During my search, thanks to my hobby of reading Tang poetry, I came to recognize the elements of space and visuals in Chinese classical poetry (gushi) as a source of inspiration that helps me clearly appreciate the concept of atemporality. Gushi taught me how to experience the endlessness and permeability of space. It invokes a mysterious and delicate beauty, which remains few and far between, through the fascinating conveying ability of words and images in gushi. These characteristics render
it akin to painting. The process of abstraction in landscape painting, based partially on the inspirations from gushi, has helped me expand my visual boundaries, the dimensions of space, stretching to eternity, and towards a diversity of expression means. This brings my works closer to the state of freedom and wholeness in gushi.
Landscape is the life that we live in, transpiring and fading in front of our eyes. Yet, life is also a long dream with many scenes that alternate between landscape/dream - real/unreal. Landscape appears in each moment, each hour, each day that passes by. Our life, which is today’s great dream, can also be found in the landscape of days that come later.
Through the works in Ethereal Scapes, with my personal conviction, I always believe that art is a way for me to connect history, time, and memories.

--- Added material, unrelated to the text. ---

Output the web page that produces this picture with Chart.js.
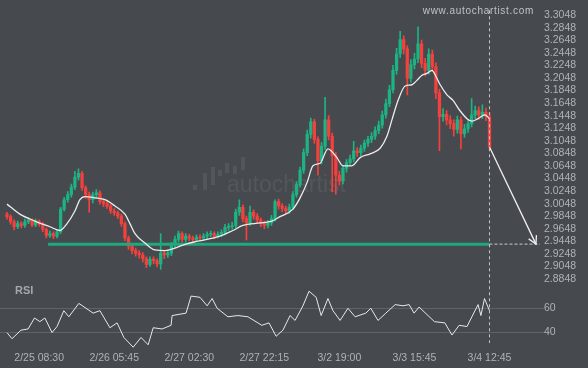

Art, to me, can help us cross through each layer of time and space, of different landscapes, in order to see and reflect on ourselves. Somewhere along the line, we will realize that we are but a single grain of sand, waning in comparison to this majestic universe.

Hà Mạnh Thắng
Hà Nội, 23/06/2023

● The two opening verses of the poem, Self-declaration through drinking on a day
in Spring” (春日醉起言志) by Li Bai (李白) (701 - 762), a poet who lives in the Tang Dynasty, China.